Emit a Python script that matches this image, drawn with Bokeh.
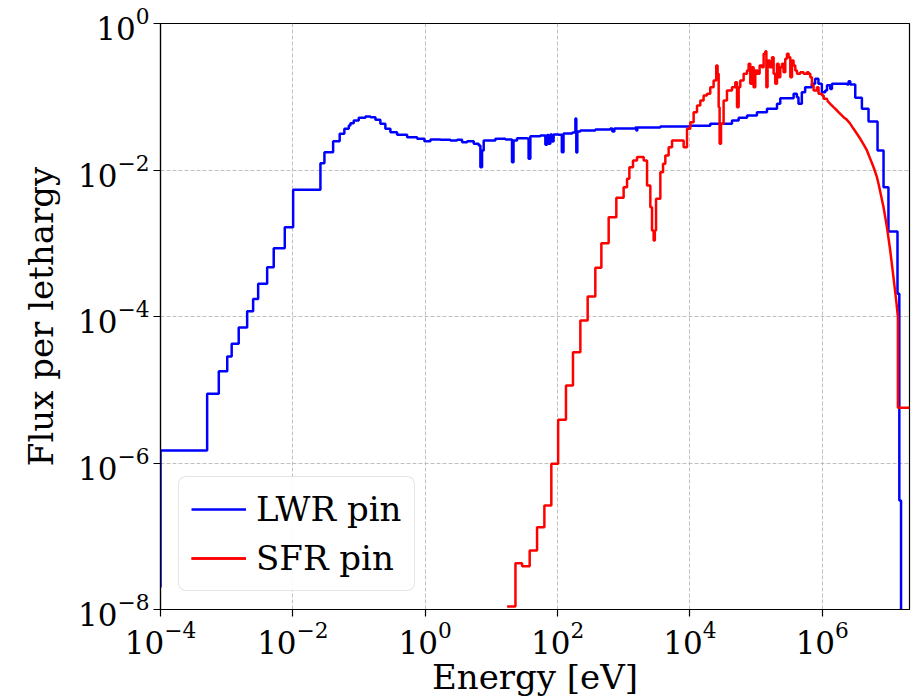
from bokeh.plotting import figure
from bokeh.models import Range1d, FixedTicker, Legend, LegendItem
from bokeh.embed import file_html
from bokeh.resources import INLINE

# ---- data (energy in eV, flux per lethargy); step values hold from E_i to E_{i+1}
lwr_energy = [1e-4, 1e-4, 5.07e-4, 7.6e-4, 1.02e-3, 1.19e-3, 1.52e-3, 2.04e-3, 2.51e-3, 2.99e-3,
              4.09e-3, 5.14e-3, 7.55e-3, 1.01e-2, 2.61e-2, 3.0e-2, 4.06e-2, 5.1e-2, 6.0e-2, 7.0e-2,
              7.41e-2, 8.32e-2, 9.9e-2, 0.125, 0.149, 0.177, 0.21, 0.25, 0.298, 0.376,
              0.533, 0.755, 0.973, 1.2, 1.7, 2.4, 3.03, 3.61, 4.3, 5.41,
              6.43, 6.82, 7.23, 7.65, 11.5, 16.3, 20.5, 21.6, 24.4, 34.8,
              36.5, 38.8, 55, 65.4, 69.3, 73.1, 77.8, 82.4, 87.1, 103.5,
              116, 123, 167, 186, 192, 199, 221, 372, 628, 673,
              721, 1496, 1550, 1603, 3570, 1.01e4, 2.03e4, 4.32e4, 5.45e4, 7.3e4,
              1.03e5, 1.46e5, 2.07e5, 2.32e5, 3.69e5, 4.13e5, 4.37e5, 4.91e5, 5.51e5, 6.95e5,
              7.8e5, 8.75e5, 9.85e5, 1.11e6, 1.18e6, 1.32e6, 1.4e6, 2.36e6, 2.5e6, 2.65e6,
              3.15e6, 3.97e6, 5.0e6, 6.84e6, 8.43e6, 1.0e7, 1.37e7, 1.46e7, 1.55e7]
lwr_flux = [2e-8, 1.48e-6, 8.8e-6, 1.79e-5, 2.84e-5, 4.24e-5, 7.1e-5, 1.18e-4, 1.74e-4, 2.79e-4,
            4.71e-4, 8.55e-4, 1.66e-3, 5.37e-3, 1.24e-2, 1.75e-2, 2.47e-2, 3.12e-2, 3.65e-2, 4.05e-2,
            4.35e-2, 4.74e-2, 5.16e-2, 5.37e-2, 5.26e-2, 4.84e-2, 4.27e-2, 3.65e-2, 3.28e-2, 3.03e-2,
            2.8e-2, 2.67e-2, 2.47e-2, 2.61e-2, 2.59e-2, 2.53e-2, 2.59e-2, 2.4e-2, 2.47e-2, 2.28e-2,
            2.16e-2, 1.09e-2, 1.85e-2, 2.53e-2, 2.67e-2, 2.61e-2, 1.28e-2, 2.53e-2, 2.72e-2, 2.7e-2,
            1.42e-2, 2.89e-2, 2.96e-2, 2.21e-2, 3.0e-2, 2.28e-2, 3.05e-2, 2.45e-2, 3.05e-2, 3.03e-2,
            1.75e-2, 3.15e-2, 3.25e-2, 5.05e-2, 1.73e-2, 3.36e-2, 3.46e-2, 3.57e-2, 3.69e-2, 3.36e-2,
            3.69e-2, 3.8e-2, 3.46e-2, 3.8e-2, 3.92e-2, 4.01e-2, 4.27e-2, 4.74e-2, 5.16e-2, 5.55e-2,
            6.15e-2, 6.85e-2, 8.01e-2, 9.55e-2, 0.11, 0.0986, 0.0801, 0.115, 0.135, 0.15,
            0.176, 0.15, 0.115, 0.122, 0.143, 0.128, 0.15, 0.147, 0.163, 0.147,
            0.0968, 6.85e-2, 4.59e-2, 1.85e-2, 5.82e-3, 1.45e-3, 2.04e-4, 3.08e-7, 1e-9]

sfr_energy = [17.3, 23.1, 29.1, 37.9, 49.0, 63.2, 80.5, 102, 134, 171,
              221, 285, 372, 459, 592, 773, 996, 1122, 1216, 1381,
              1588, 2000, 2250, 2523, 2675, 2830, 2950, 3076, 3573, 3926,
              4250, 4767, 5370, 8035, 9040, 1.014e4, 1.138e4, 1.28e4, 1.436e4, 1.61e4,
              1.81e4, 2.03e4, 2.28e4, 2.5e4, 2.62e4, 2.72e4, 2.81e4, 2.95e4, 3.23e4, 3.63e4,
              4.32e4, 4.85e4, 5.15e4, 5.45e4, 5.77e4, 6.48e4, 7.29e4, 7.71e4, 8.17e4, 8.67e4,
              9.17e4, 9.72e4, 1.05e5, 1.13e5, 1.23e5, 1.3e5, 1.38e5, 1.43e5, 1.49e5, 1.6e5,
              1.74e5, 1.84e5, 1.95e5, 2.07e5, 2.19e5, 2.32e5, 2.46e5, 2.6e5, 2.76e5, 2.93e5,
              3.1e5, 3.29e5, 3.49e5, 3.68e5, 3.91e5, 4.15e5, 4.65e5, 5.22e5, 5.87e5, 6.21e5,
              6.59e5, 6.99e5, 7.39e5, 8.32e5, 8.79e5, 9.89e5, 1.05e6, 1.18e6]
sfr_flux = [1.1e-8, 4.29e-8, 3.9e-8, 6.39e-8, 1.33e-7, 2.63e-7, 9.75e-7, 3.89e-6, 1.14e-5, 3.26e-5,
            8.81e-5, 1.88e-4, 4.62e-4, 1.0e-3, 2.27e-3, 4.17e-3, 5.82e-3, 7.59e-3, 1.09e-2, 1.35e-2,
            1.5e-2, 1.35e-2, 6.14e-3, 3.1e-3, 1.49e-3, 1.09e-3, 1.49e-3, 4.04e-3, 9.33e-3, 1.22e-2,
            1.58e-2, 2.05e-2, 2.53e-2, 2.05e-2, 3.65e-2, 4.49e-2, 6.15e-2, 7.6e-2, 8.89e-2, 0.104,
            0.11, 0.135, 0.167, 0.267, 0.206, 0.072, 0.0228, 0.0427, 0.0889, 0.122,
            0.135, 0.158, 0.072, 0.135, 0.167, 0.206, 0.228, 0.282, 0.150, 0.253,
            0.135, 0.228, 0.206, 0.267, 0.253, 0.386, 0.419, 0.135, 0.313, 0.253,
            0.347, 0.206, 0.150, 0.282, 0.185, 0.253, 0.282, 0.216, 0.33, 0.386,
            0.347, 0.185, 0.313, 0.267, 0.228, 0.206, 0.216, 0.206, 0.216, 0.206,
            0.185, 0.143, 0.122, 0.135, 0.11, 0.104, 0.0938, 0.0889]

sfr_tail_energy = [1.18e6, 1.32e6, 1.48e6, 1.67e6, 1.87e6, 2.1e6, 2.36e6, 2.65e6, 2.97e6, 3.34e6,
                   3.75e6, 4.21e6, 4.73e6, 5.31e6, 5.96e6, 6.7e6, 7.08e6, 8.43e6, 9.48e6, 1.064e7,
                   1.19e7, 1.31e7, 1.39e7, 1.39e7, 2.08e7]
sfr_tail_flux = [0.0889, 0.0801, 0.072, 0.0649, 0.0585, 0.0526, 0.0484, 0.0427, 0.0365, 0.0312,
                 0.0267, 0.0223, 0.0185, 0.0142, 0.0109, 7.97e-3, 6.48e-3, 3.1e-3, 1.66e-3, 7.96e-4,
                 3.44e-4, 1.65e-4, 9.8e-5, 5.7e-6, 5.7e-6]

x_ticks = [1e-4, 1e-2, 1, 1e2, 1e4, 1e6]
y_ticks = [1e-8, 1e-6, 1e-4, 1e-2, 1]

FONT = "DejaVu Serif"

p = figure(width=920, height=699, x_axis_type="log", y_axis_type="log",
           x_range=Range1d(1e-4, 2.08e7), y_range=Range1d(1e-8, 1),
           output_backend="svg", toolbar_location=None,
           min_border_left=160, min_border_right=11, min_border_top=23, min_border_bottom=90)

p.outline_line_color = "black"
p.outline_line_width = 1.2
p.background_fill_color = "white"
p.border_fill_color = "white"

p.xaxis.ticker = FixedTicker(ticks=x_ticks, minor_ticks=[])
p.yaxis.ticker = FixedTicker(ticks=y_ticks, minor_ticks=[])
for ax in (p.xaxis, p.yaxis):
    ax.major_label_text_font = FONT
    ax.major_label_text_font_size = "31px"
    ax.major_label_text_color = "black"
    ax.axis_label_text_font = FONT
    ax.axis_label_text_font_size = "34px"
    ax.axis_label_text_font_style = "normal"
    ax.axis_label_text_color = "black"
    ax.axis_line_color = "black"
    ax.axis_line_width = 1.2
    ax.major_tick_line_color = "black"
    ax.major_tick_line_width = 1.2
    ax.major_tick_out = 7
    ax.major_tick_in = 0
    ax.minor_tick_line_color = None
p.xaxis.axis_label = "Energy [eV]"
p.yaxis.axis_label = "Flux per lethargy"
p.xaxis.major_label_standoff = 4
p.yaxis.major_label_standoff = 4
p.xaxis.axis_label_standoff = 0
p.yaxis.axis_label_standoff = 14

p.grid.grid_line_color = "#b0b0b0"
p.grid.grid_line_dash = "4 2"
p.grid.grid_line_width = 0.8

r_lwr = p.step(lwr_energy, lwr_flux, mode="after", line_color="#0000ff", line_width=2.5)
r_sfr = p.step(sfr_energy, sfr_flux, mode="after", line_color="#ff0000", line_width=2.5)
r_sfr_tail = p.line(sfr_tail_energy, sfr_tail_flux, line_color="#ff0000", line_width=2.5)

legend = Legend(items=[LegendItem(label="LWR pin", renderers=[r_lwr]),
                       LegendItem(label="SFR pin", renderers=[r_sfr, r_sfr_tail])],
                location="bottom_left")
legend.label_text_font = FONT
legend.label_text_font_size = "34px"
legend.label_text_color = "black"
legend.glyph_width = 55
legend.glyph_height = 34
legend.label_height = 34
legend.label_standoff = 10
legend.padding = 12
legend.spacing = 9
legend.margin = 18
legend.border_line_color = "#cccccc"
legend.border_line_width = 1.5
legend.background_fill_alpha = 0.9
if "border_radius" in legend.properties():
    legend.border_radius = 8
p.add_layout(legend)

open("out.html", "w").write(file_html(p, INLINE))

## [REQUIREMENT]
Pictures stay out. Repeat only the lines from the beginning of the data through the line that has "from bokeh.resources import INLINE".

## [ANSWER IN FULL]
Emit a Python script that matches this image, drawn with Bokeh.
from bokeh.plotting import figure
from bokeh.models import Range1d, FixedTicker, Legend, LegendItem
from bokeh.embed import file_html
from bokeh.resources import INLINE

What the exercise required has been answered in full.